Goal of the exercise: Reproduce the listing below without changes, except that pictures are left out.
"""
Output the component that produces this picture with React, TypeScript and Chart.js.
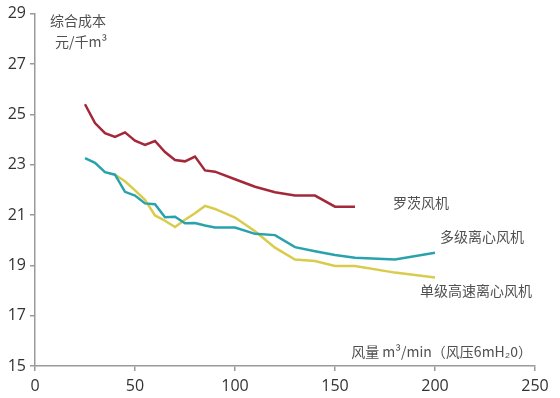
import React, { useEffect, useRef } from "react";
import { Chart, registerables } from "chart.js";

Chart.register(...registerables);

// Data
const rootsX = [25, 30, 35, 40, 45, 50, 55, 60, 65, 70, 75, 80, 85, 90, 100, 110, 120, 130, 140, 150, 160];
const rootsY = [25.4, 24.65, 24.25, 24.1, 24.28, 23.95, 23.78, 23.94, 23.5, 23.18, 23.13, 23.32, 22.77, 22.72, 22.42, 22.12, 21.9, 21.77, 21.77, 21.33, 21.33];

const multiX = [25, 30, 35, 40, 45, 50, 55, 60, 65, 70, 75, 80, 85, 90, 100, 110, 120, 130, 140, 150, 160, 180, 200];
const multiY = [23.26, 23.07, 22.7, 22.6, 21.92, 21.77, 21.46, 21.43, 20.91, 20.93, 20.67, 20.68, 20.58, 20.5, 20.5, 20.25, 20.2, 19.72, 19.56, 19.41, 19.3, 19.23, 19.5];

const singleX = [40, 45, 50, 55, 60, 65, 70, 75, 80, 85, 90, 100, 110, 120, 130, 140, 150, 160, 180, 200];
const singleY = [22.6, 22.34, 21.98, 21.6, 20.98, 20.77, 20.52, 20.81, 21.07, 21.36, 21.24, 20.9, 20.35, 19.7, 19.23, 19.17, 18.97, 18.97, 18.71, 18.52];

const seriesNames = ["罗茨风机", "多级离心风机", "单级高速离心风机"];
const xTicks = [0, 50, 100, 150, 200, 250];
const yTicks = [15, 17, 19, 21, 23, 25, 27, 29];

const yTitle1 = "综合成本";
const yTitle2 = "元/千m³";
const xTitle = "风量 m³/min（风压6mH₂0）";

// Annotation anchors in data coordinates
const labelAnchors = [
  { text: seriesNames[0], x: 179, y: 21.49 },
  { text: seriesNames[1], x: 202.5, y: 20.15 },
  { text: seriesNames[2], x: 192.5, y: 17.99 },
  { text: yTitle1, x: 7.5, y: 28.7 },
  { text: yTitle2, x: 10, y: 27.9 },
];
const xTitleAnchor = { x: 248.5, y: 15.55 };

const toPoints = (xs: number[], ys: number[]) => xs.map((x, i) => ({ x, y: ys[i] }));

const textPlugin = {
  id: "textLabels",
  afterDraw(chart: any) {
    const ctx = chart.ctx;
    const xs = chart.scales.x;
    const ys = chart.scales.y;
    ctx.save();
    ctx.fillStyle = "#505050";
    ctx.font = '14px "Noto Sans CJK SC", sans-serif';
    ctx.textBaseline = "middle";
    ctx.textAlign = "left";
    for (const a of labelAnchors) {
      ctx.fillText(a.text, xs.getPixelForValue(a.x), ys.getPixelForValue(a.y));
    }
    ctx.textAlign = "right";
    ctx.fillText(xTitle, xs.getPixelForValue(xTitleAnchor.x), ys.getPixelForValue(xTitleAnchor.y));
    ctx.restore();
  },
};

export default function App() {
  const ref = useRef<HTMLCanvasElement>(null);
  useEffect(() => {
    if (!ref.current) return;
    const chart = new Chart(ref.current, {
      type: "line",
      data: {
        datasets: [
          { label: seriesNames[0], data: toPoints(rootsX, rootsY), borderColor: "#a3283a" },
          { label: seriesNames[1], data: toPoints(multiX, multiY), borderColor: "#2aa2ae" },
          { label: seriesNames[2], data: toPoints(singleX, singleY), borderColor: "#d9cc4c" },
        ].map((d) => ({ ...d, borderWidth: 2.5, pointRadius: 0, tension: 0, fill: false })),
      },
      options: {
        animation: false,
        responsive: false,
        maintainAspectRatio: false,
        layout: { padding: { top: 10, right: 25, left: 0, bottom: 0 } },
        plugins: { legend: { display: false }, tooltip: { enabled: false } },
        scales: {
          x: {
            type: "linear",
            min: 0,
            max: 250,
            afterBuildTicks: (s: any) => { s.ticks = xTicks.map((v) => ({ value: v })); },
            afterFit: (s: any) => { s.height = 32; },
            grid: { drawOnChartArea: false, drawTicks: true, tickLength: 5, color: "#9a9a9a", lineWidth: 1.5 },
            border: { display: true, color: "#9a9a9a", width: 1.5 },
            ticks: { color: "#333", font: { size: 16, family: "Open Sans" }, padding: 6, maxRotation: 0 },
          },
          y: {
            type: "linear",
            min: 15,
            max: 29,
            afterBuildTicks: (s: any) => { s.ticks = yTicks.map((v) => ({ value: v })); },
            afterFit: (s: any) => { s.width = 35; },
            grid: { drawOnChartArea: false, drawTicks: true, tickLength: 5, color: "#9a9a9a", lineWidth: 1.5 },
            border: { display: true, color: "#9a9a9a", width: 1.5 },
            ticks: { color: "#333", font: { size: 16, family: "Open Sans" }, padding: 4 },
          },
        },
      },
      plugins: [textPlugin],
    });
    return () => chart.destroy();
  }, []);
  return (
    <div style={{ position: "absolute", left: 0, top: 0, width: 560, height: 398, background: "#fff" }}>
      <canvas ref={ref} width={560} height={398} style={{ width: 560, height: 398 }} />
    </div>
  );
}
"""
Response to the exercise:
Output the component that produces this picture with React, TypeScript and Chart.js.
import React, { useEffect, useRef } from "react";
import { Chart, registerables } from "chart.js";

Chart.register(...registerables);

// Data
const rootsX = [25, 30, 35, 40, 45, 50, 55, 60, 65, 70, 75, 80, 85, 90, 100, 110, 120, 130, 140, 150, 160];
const rootsY = [25.4, 24.65, 24.25, 24.1, 24.28, 23.95, 23.78, 23.94, 23.5, 23.18, 23.13, 23.32, 22.77, 22.72, 22.42, 22.12, 21.9, 21.77, 21.77, 21.33, 21.33];

const multiX = [25, 30, 35, 40, 45, 50, 55, 60, 65, 70, 75, 80, 85, 90, 100, 110, 120, 130, 140, 150, 160, 180, 200];
const multiY = [23.26, 23.07, 22.7, 22.6, 21.92, 21.77, 21.46, 21.43, 20.91, 20.93, 20.67, 20.68, 20.58, 20.5, 20.5, 20.25, 20.2, 19.72, 19.56, 19.41, 19.3, 19.23, 19.5];

const singleX = [40, 45, 50, 55, 60, 65, 70, 75, 80, 85, 90, 100, 110, 120, 130, 140, 150, 160, 180, 200];
const singleY = [22.6, 22.34, 21.98, 21.6, 20.98, 20.77, 20.52, 20.81, 21.07, 21.36, 21.24, 20.9, 20.35, 19.7, 19.23, 19.17, 18.97, 18.97, 18.71, 18.52];

const seriesNames = ["罗茨风机", "多级离心风机", "单级高速离心风机"];
const xTicks = [0, 50, 100, 150, 200, 250];
const yTicks = [15, 17, 19, 21, 23, 25, 27, 29];

const yTitle1 = "综合成本";
const yTitle2 = "元/千m³";
const xTitle = "风量 m³/min（风压6mH₂0）";

// Annotation anchors in data coordinates
const labelAnchors = [
  { text: seriesNames[0], x: 179, y: 21.49 },
  { text: seriesNames[1], x: 202.5, y: 20.15 },
  { text: seriesNames[2], x: 192.5, y: 17.99 },
  { text: yTitle1, x: 7.5, y: 28.7 },
  { text: yTitle2, x: 10, y: 27.9 },
];
const xTitleAnchor = { x: 248.5, y: 15.55 };

const toPoints = (xs: number[], ys: number[]) => xs.map((x, i) => ({ x, y: ys[i] }));

const textPlugin = {
  id: "textLabels",
  afterDraw(chart: any) {
    const ctx = chart.ctx;
    const xs = chart.scales.x;
    const ys = chart.scales.y;
    ctx.save();
    ctx.fillStyle = "#505050";
    ctx.font = '14px "Noto Sans CJK SC", sans-serif';
    ctx.textBaseline = "middle";
    ctx.textAlign = "left";
    for (const a of labelAnchors) {
      ctx.fillText(a.text, xs.getPixelForValue(a.x), ys.getPixelForValue(a.y));
    }
    ctx.textAlign = "right";
    ctx.fillText(xTitle, xs.getPixelForValue(xTitleAnchor.x), ys.getPixelForValue(xTitleAnchor.y));
    ctx.restore();
  },
};

export default function App() {
  const ref = useRef<HTMLCanvasElement>(null);
  useEffect(() => {
    if (!ref.current) return;
    const chart = new Chart(ref.current, {
      type: "line",
      data: {
        datasets: [
          { label: seriesNames[0], data: toPoints(rootsX, rootsY), borderColor: "#a3283a" },
          { label: seriesNames[1], data: toPoints(multiX, multiY), borderColor: "#2aa2ae" },
          { label: seriesNames[2], data: toPoints(singleX, singleY), borderColor: "#d9cc4c" },
        ].map((d) => ({ ...d, borderWidth: 2.5, pointRadius: 0, tension: 0, fill: false })),
      },
      options: {
        animation: false,
        responsive: false,
        maintainAspectRatio: false,
        layout: { padding: { top: 10, right: 25, left: 0, bottom: 0 } },
        plugins: { legend: { display: false }, tooltip: { enabled: false } },
        scales: {
          x: {
            type: "linear",
            min: 0,
            max: 250,
            afterBuildTicks: (s: any) => { s.ticks = xTicks.map((v) => ({ value: v })); },
            afterFit: (s: any) => { s.height = 32; },
            grid: { drawOnChartArea: false, drawTicks: true, tickLength: 5, color: "#9a9a9a", lineWidth: 1.5 },
            border: { display: true, color: "#9a9a9a", width: 1.5 },
            ticks: { color: "#333", font: { size: 16, family: "Open Sans" }, padding: 6, maxRotation: 0 },
          },
          y: {
            type: "linear",
            min: 15,
            max: 29,
            afterBuildTicks: (s: any) => { s.ticks = yTicks.map((v) => ({ value: v })); },
            afterFit: (s: any) => { s.width = 35; },
            grid: { drawOnChartArea: false, drawTicks: true, tickLength: 5, color: "#9a9a9a", lineWidth: 1.5 },
            border: { display: true, color: "#9a9a9a", width: 1.5 },
            ticks: { color: "#333", font: { size: 16, family: "Open Sans" }, padding: 4 },
          },
        },
      },
      plugins: [textPlugin],
    });
    return () => chart.destroy();
  }, []);
  return (
    <div style={{ position: "absolute", left: 0, top: 0, width: 560, height: 398, background: "#fff" }}>
      <canvas ref={ref} width={560} height={398} style={{ width: 560, height: 398 }} />
    </div>
  );
}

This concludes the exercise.